The topmost table refers to matches in which there's a home team favourite and the first row of that table refers to matches where this favourite is priced around $1.80. In such games the Expected Score Equation predicts that favourites will score 97.6 points and underdogs 92.4 points. In actual games of this type, favourites have averaged 95.2 points and underdogs 93.8, so again our predictions are quite close - both within about 2.5% in this case.
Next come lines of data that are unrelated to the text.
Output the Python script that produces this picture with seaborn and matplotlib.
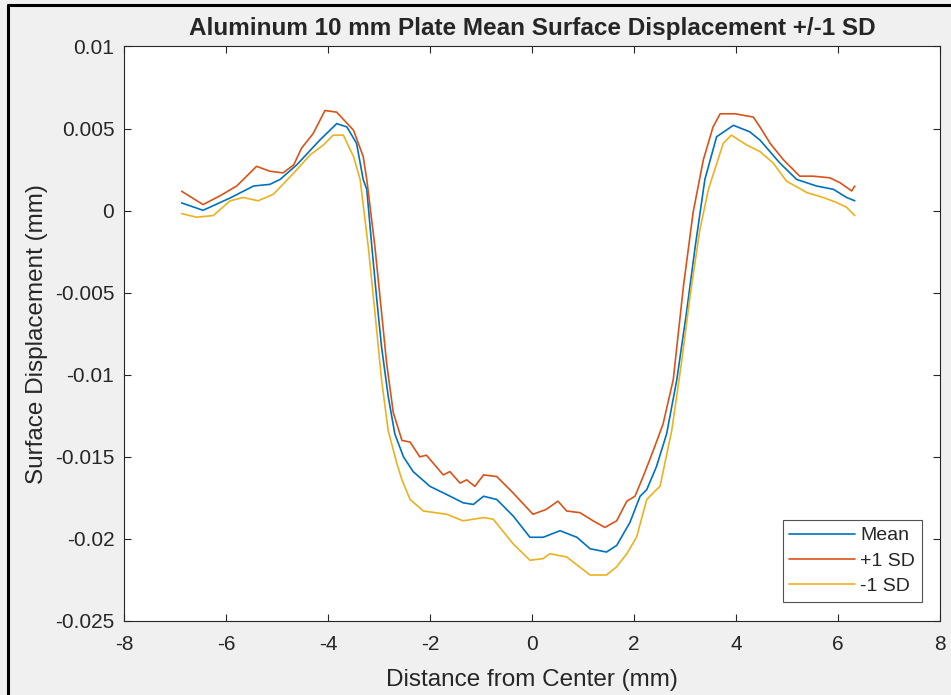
import pandas as pd
import seaborn as sns
import matplotlib.pyplot as plt
from matplotlib.lines import Line2D

# values
mean_x = [-6.87, -6.45, -5.92, -5.46, -5.14, -4.94, -4.61, -4.16, -3.83, -3.63, -3.44,
          -3.31, -3.24, -3.14, -3.05, -2.95, -2.82, -2.69, -2.52, -2.33, -2.0, -1.67,
          -1.35, -1.15, -0.95, -0.69, -0.37, -0.04, 0.22, 0.55, 0.88, 1.14, 1.46, 1.66,
          1.92, 2.12, 2.25, 2.44, 2.64, 2.84, 3.03, 3.2, 3.39, 3.62, 3.95, 4.27, 4.47,
          4.86, 5.19, 5.58, 5.91, 6.17, 6.33]
mean_y = [0.00047, 0.00002, 0.00077, 0.0015, 0.0016, 0.0019, 0.0028, 0.0043, 0.0053, 0.0051, 0.0041,
          0.0019, 0.0013, -0.0022, -0.0052, -0.0083, -0.0113, -0.0136, -0.0150, -0.0159, -0.0168, -0.0173,
          -0.0178, -0.0179, -0.0174, -0.0176, -0.0186, -0.0199, -0.0199, -0.0195, -0.0199, -0.0206, -0.0208, -0.0204,
          -0.0190, -0.0174, -0.0170, -0.0156, -0.0136, -0.0103, -0.0062, -0.0022, 0.0019, 0.0045, 0.0052, 0.0048, 0.0043,
          0.0029, 0.0019, 0.0015, 0.0013, 0.0008, 0.0006]

plus_x = [-6.87, -6.45, -6.12, -5.79, -5.4, -5.14, -4.88, -4.67, -4.52, -4.29, -4.06, -3.83,
          -3.5, -3.31, -3.24, -3.08, -2.95, -2.85, -2.72, -2.55, -2.39, -2.2, -2.07, -1.74,
          -1.61, -1.41, -1.28, -1.12, -0.95, -0.69, -0.37, 0.02, 0.28, 0.51, 0.68, 0.94, 1.2,
          1.43, 1.66, 1.86, 2.02, 2.18, 2.38, 2.57, 2.77, 2.97, 3.16, 3.36, 3.55, 3.69, 3.98,
          4.34, 4.47, 4.67, 4.93, 5.25, 5.51, 5.84, 6.04, 6.27, 6.33]
plus_y = [0.00118, 0.00037, 0.0009, 0.0015, 0.0027, 0.0024, 0.0023, 0.0028, 0.0038, 0.0047, 0.0061, 0.0060,
          0.0049, 0.0033, 0.0019, -0.0022, -0.0062, -0.0093, -0.0123, -0.0140, -0.0141, -0.0150, -0.0149, -0.0161,
          -0.0159, -0.0166, -0.0164, -0.0168, -0.0161, -0.0162, -0.0172, -0.0185, -0.0182, -0.0177, -0.0183, -0.0184, -0.0189,
          -0.0193, -0.0189, -0.0177, -0.0174, -0.0162, -0.0146, -0.0130, -0.0103, -0.0046, -0.0001, 0.0031, 0.0051, 0.0059, 0.0059,
          0.0057, 0.0051, 0.0041, 0.0031, 0.0021, 0.0021, 0.0020, 0.0017, 0.0012, 0.0015]

minus_x = [-6.87, -6.58, -6.25, -5.92, -5.66, -5.37, -5.07, -4.67, -4.35, -4.09, -3.9, -3.7,
           -3.5, -3.37, -3.21, -3.08, -2.95, -2.82, -2.65, -2.55, -2.39, -2.13, -1.67, -1.35,
           -0.95, -0.76, -0.37, -0.04, 0.22, 0.35, 0.68, 1.14, 1.46, 1.66, 1.86, 2.05, 2.25,
           2.44, 2.51, 2.74, 2.93, 3.1, 3.29, 3.46, 3.75, 3.91, 4.21, 4.47, 4.73, 4.99, 5.39,
           5.71, 5.97, 6.17, 6.33]
minus_y = [-0.00018, -0.0004, -0.0003, 0.0006, 0.0008, 0.0006, 0.0010, 0.0023, 0.0034, 0.0040, 0.0046, 0.0046,
           0.0033, 0.0019, -0.0022, -0.0062, -0.0103, -0.0134, -0.0154, -0.0164, -0.0176, -0.0183, -0.0185, -0.0189,
           -0.0187, -0.0188, -0.0203, -0.0213, -0.0212, -0.0209, -0.0211, -0.0222, -0.0222, -0.0217, -0.0209, -0.0199, -0.0176,
           -0.0170, -0.0168, -0.0134, -0.0093, -0.0052, -0.0012, 0.0013, 0.0041, 0.0046, 0.0040, 0.0036, 0.0029, 0.0018, 0.0011,
           0.0008, 0.0005, 0.0002, -0.0003]

series_names = ['Mean', '+1 SD', '-1 SD']
colors = ['#0072BD', '#D95319', '#EDB120']
x_ticks = [-8, -6, -4, -2, 0, 2, 4, 6, 8]
y_ticks = [0.01, 0.005, 0, -0.005, -0.01, -0.015, -0.02, -0.025]
y_tick_labels = ['0.01', '0.005', '0', '-0.005', '-0.01', '-0.015', '-0.02', '-0.025']

df = pd.concat([
    pd.DataFrame({'x': mean_x, 'y': mean_y, 'series': series_names[0]}),
    pd.DataFrame({'x': plus_x, 'y': plus_y, 'series': series_names[1]}),
    pd.DataFrame({'x': minus_x, 'y': minus_y, 'series': series_names[2]}),
])

sns.set_style('ticks')
plt.rcParams['font.family'] = ['Liberation Sans', 'DejaVu Sans']
plt.rcParams['axes.unicode_minus'] = False

fig = plt.figure(figsize=(9.51, 6.95), dpi=100, facecolor='#f0f0f0')
ax = fig.add_axes([0.1304, 0.1065, 0.858, 0.8266])
ax.set_facecolor('white')

sns.lineplot(data=df, x='x', y='y', hue='series', hue_order=series_names,
             palette=colors, linewidth=1.2, sort=False, estimator=None, ax=ax)

ax.set_xlim(-8, 8)
ax.set_ylim(-0.025, 0.01)
ax.set_xticks(x_ticks)
ax.set_xticklabels([str(t) for t in x_ticks])
ax.set_yticks(y_ticks)
ax.set_yticklabels(y_tick_labels)

for s in ax.spines.values():
    s.set_visible(True)
    s.set_color('#262626')
    s.set_linewidth(0.8)
ax.tick_params(direction='in', length=5, width=0.8, top=True, right=True,
               colors='#262626', labelsize=15, labelcolor='#262626')
ax.tick_params(axis='x', pad=10)
ax.tick_params(axis='y', pad=7)

ax.set_title('Aluminum 10 mm Plate Mean Surface Displacement +/-1 SD',
             fontsize=17.5, fontweight='bold', pad=8)
ax.set_xlabel('Distance from Center (mm)', fontsize=17.5, color='#262626', labelpad=11)
ax.set_ylabel('Surface Displacement (mm)', fontsize=17.5, color='#262626', labelpad=5)

leg = ax.legend(loc='lower right', bbox_to_anchor=(0.978, 0.033), fontsize=14,
                frameon=True, fancybox=False, handlelength=3.4, handletextpad=0.25,
                borderpad=0.35, labelspacing=0.4, borderaxespad=0)
leg.get_frame().set_edgecolor('#262626')
leg.get_frame().set_linewidth(0.8)

# dark border of the screenshot
fig.add_artist(Line2D([7.5 / 951, 7.5 / 951], [0, 1 - 4.5 / 695], color='black', lw=2.2,
                      transform=fig.transFigure))
fig.add_artist(Line2D([7.5 / 951, 1], [1 - 4.5 / 695, 1 - 4.5 / 695], color='black', lw=2.2,
                      transform=fig.transFigure))

fig.savefig('out.png', dpi=100, facecolor=fig.get_facecolor())
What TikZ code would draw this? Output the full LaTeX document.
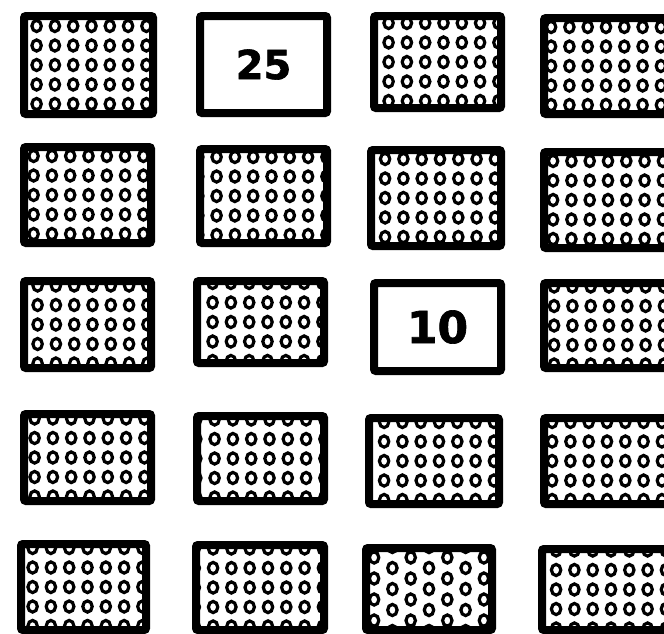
\documentclass[tikz,border=0pt]{standalone}
\usepackage{fontspec}
\setmainfont{DejaVu Sans}
\newfontfamily\heavy[FakeBold=1.5]{DejaVu Sans Bold}
\tikzset{
  box/.style={draw=black, line width=8pt, rounded corners=2pt, fill=white, inner sep=0pt},
  ring/.style={line width=3.2pt},
  dotbox/.style={box, path picture={
    \foreach \i in {-4,...,4}{\foreach \j in {-3,...,3}{
      \draw[ring, shift={(path picture bounding box.center)}] (\i*18.3+#1, \j*19.5) ellipse (4.7pt and 5.6pt);}}}},
  dotbox/.default=0,
  stagbox/.style={box, path picture={
    \foreach \i in {-4,-2,0,2,4}{\foreach \j in {-3,...,3}{
      \draw[ring, shift={(path picture bounding box.center)}] (\i*18.3, \j*21) ellipse (4.7pt and 5.6pt);}}
    \foreach \i in {-3,-1,1,3}{\foreach \j in {-3,...,3}{
      \draw[ring, shift={(path picture bounding box.center)}] (\i*18.3, \j*21+10.5) ellipse (4.7pt and 5.6pt);}}}},
  numbox/.style={box, font=\heavy\fontsize{40}{40}\selectfont}
}
\begin{document}
\begin{tikzpicture}[x=1pt,y=-1pt]
\useasboundingbox (0,0) rectangle (664,633);
% row 1
\node[dotbox=3, minimum width=129pt, minimum height=98pt] (b11) at (88.5,65) {};
\node[numbox, minimum width=127pt, minimum height=97pt] (b12) at (263.5,64.5) {25};
\node[dotbox=6, minimum width=127pt, minimum height=92pt] (b13) at (437.5,62) {};
\node[dotbox=0, minimum width=124pt, minimum height=96pt] (b14) at (606,66) {};
% row 2
\node[dotbox=1, minimum width=127pt, minimum height=96pt] (b21) at (87.5,195) {};
\node[dotbox=8, minimum width=127pt, minimum height=94pt] (b22) at (263.5,196) {};
\node[dotbox=4, minimum width=130pt, minimum height=96pt] (b23) at (436,198) {};
\node[dotbox=2, minimum width=124pt, minimum height=96pt] (b24) at (606,200) {};
% row 3
\node[dotbox=5, minimum width=127pt, minimum height=87pt] (b31) at (87.5,324.5) {};
\node[dotbox=7, minimum width=127pt, minimum height=82pt] (b32) at (260.5,322) {};
\node[numbox, font=\heavy\fontsize{44}{44}\selectfont, minimum width=127pt, minimum height=88pt] (b33) at (437.5,327) {10};
\node[dotbox=3, minimum width=124pt, minimum height=85pt] (b34) at (606,325.5) {};
% row 4
\node[dotbox=2, minimum width=127pt, minimum height=87pt] (b41) at (87.5,457.5) {};
\node[dotbox=9, minimum width=127pt, minimum height=85pt] (b42) at (260.5,458.5) {};
\node[dotbox=5, minimum width=130pt, minimum height=86pt] (b43) at (434,461) {};
\node[dotbox=1, minimum width=124pt, minimum height=86pt] (b44) at (606,461) {};
% row 5
\node[dotbox=4, minimum width=125pt, minimum height=86pt] (b51) at (83.5,587) {};
\node[dotbox=8, minimum width=128pt, minimum height=85pt] (b52) at (260,587.5) {};
\node[stagbox, minimum width=126pt, minimum height=82pt] (b53) at (429,589) {};
\node[dotbox=6, minimum width=126pt, minimum height=81pt] (b54) at (605,589.5) {};
\end{tikzpicture}
\end{document}
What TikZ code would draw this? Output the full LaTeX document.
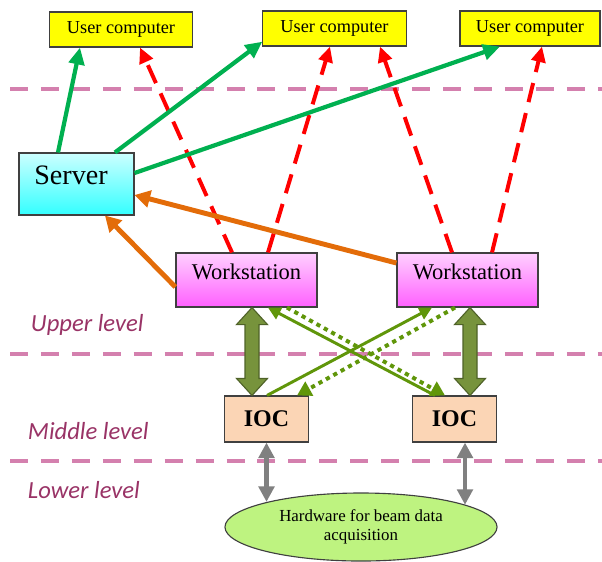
\documentclass[tikz,border=0pt]{standalone}
\usepackage{fontspec}
\setmainfont{Liberation Serif}
\newfontfamily\levelfont{Carlito}
\usetikzlibrary{arrows.meta, calc, shapes.geometric}

\definecolor{boxline}{RGB}{64,64,64}
\definecolor{usryellow}{RGB}{255,255,0}
\definecolor{srvtop}{RGB}{204,255,255}
\definecolor{srvbot}{RGB}{51,255,255}
\definecolor{wstop}{RGB}{255,208,255}
\definecolor{wsbot}{RGB}{255,96,255}
\definecolor{iocfill}{RGB}{251,213,181}
\definecolor{hwfill}{RGB}{190,243,128}
\definecolor{sepline}{RGB}{212,128,174}
\definecolor{lvltext}{RGB}{153,51,102}
\definecolor{usergreen}{RGB}{0,176,80}
\definecolor{hostred}{RGB}{255,0,0}
\definecolor{srvorange}{RGB}{227,108,9}
\definecolor{linkfill}{RGB}{119,147,60}
\definecolor{linkline}{RGB}{79,98,40}
\definecolor{crossgreen}{RGB}{96,150,10}
\definecolor{hwgrey}{RGB}{128,128,128}

\tikzset{
  box/.style={draw=boxline, line width=0.8pt, inner sep=0pt},
  usr/.style={box, fill=usryellow, minimum width=3.58cm, minimum height=0.875cm,
    font=\fontsize{13}{15}\selectfont},
  srv/.style={box, top color=srvtop, bottom color=srvbot, minimum width=2.875cm,
    minimum height=1.55cm, text depth=12.8pt, font=\fontsize{20}{24}\selectfont},
  ws/.style={box, top color=wstop, bottom color=wsbot, minimum width=3.525cm,
    minimum height=1.35cm, text depth=12pt, font=\fontsize{16}{19}\selectfont},
  ioc/.style={box, fill=iocfill, minimum width=2.1cm, minimum height=1.15cm,
    font=\fontsize{17}{20}\selectfont\bfseries},
  hw/.style={ellipse, draw=boxline, line width=0.8pt, fill=hwfill, inner sep=0pt,
    minimum width=6.8cm, minimum height=1.7cm, align=center,
    font=\fontsize{12}{13.5}\selectfont},
  level/.style={anchor=west, text=lvltext,
    font=\levelfont\itshape\fontsize{17.5}{20}\selectfont},
  sep/.style={draw=sepline, line width=3pt, dash pattern=on 12.8pt off 9.2pt},
  userlink/.style={draw=usergreen, line width=3pt, >={Triangle[length=12pt,width=11pt]}, ->},
  hostlink/.style={draw=hostred, line width=2.8pt, dash pattern=on 14pt off 8pt,
    >={Triangle[length=11pt,width=10pt]}, ->},
  srvlink/.style={draw=srvorange, line width=3.5pt, >={Triangle[length=11pt,width=12pt]}, ->},
  crosslink/.style={draw=crossgreen, line width=2.1pt, >={Triangle[length=9pt,width=9pt]}, ->},
  crossdot/.style={draw=crossgreen, line width=2.8pt, dash pattern=on 3pt off 3pt,
    >={Triangle[length=10pt,width=11pt]}, ->},
  linkbody/.style={draw=linkline, fill=linkfill, line width=0.8pt},
  hwlink/.style={draw=hwgrey, line width=3pt, >={Triangle[length=11pt,width=11pt]}, <->}
}

% fat two-way arrow between a top and a bottom point
\newcommand{\linkarrow}[2]{%
  \draw[linkbody] (#1) -- ++(15.5,17) -- ++(-8.5,0) -- ($(#2)+(7,-17)$)
    -- ++(8.5,0) -- (#2) -- ++(-15.5,-17) -- ++(8.5,0)
    -- ($(#1)+(-7,17)$) -- ++(-8.5,0) -- cycle;}

\begin{document}
\begin{tikzpicture}[x=0.025cm, y=-0.025cm]
    \useasboundingbox (0,0) rectangle (602,561);

    % Level separators
    \draw[sep] (10,89) -- (602,89);
    \draw[sep] (10,354) -- (602,354);
    \draw[sep] (10,461) -- (602,461);

    % Level names
    \node[level] (upper) at (26,325) {Upper level};
    \node[level] (middle) at (23,431) {Middle level};
    \node[level] (lower) at (23,490) {Lower level};

    % User computers
    \node[usr] (uc1) at (121,29.5) {User computer};
    \node[usr] (uc2) at (334.5,28.5) {User computer};
    \node[usr, minimum width=3.5cm] (uc3) at (530,28.5) {User computer};

    % Server and workstations
    \node[srv] (srv) at (76.5,184) {Server\hspace*{7.8pt}};
    \node[ws] (ws1) at (246.5,280) {Workstation};
    \node[ws] (ws2) at (467.5,280) {Workstation};

    % IOCs and hardware
    \node[ioc] (ioc1) at (266.5,419) {IOC};
    \node[ioc] (ioc2) at (454.5,419) {IOC};
    \node[hw] (hw) at (361,527) {Hardware for beam data\\acquisition};

    % Workstations to user computers
    \draw[hostlink] (ws1.north -| 232,0) -- (uc1.south -| 140,0);
    \draw[hostlink] (ws1.north -| 268,0) -- (uc2.south -| 330,0);
    \draw[hostlink] (ws2.north -| 452,0) -- (uc2.south -| 380,0);
    \draw[hostlink] (ws2.north -| 492,0) -- (uc3.south -| 542,0);

    % Server to user computers
    \draw[userlink] (srv.north -| 58,0) -- (uc1.south -| 80,0);
    \draw[userlink] (srv.north -| 115,0) -- ([yshift=3.5pt]uc2.south west);
    \draw[userlink] (srv.east |- 0,173) -- (uc3.south -| 500,0);

    % Workstations to server
    \draw[srvlink] (ws1.west |- 0,287) -- (srv.south -| 105,0);
    \draw[srvlink] (ws2.west |- 0,263) -- (srv.east |- 0,195);

    % Workstation <-> IOC
    \coordinate (l1a) at (ws1.south -| 252,0);
    \coordinate (l1b) at (ioc1.north -| 252,0);
    \coordinate (l2a) at (ws2.south -| 470,0);
    \coordinate (l2b) at (ioc2.north -| 470,0);
    \linkarrow{l1a}{l1b}
    \linkarrow{l2a}{l2b}

    % Crossed links
    \draw[crosslink] (ioc1.north -| 267,0) -- (ws2.south -| 432,0);
    \draw[crosslink] (ioc2.north -| 435,0) -- (ws1.south -| 268,0);
    \draw[crossdot] (ws1.south -| 287,0) -- (ioc2.north -| 445,0);
    \draw[crossdot] (ws2.south -| 455,0) -- (ioc1.north -| 297,0);

    % IOC <-> hardware
    \draw[hwlink] (ioc1.south) -- (ioc1.south |- hw.165);
    \draw[hwlink] (ioc2.south -| 465,0) -- (465,0 |- hw.12);
\end{tikzpicture}
\end{document}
For most other rows in this and in the other two tables the differences are generally between 1% and 5% (or about 1 to 5 points), with just a few exceptions. The first exception is for games where there is no home team and where there's a very strong favourite. For these games the differences are around 20%, which can largely be attributed to the fact that there are very few such games - only 5 in fact - so the actual averages are subject to large sample variation. In that same table, the difference between actual and expected scores for underdog teams facing favourites priced around $1.60 is also somewhat large; there are only 25 such games, so sample variation is an issue here too.

One other large difference is a much more interesting one. It's for home team underdogs facing favourites priced around $1.60, where the expected score is almost 8 points lower than the actual average score, which, in this case, is based on 85 games and so is much more reliable. Narrow home team underdogs tend to score more points than bookies expect them too, another anomaly that I think the MAFL Funds have capitalised on over the years.

That's it for this blog. In future blogs we'll make further use of the Score Equation.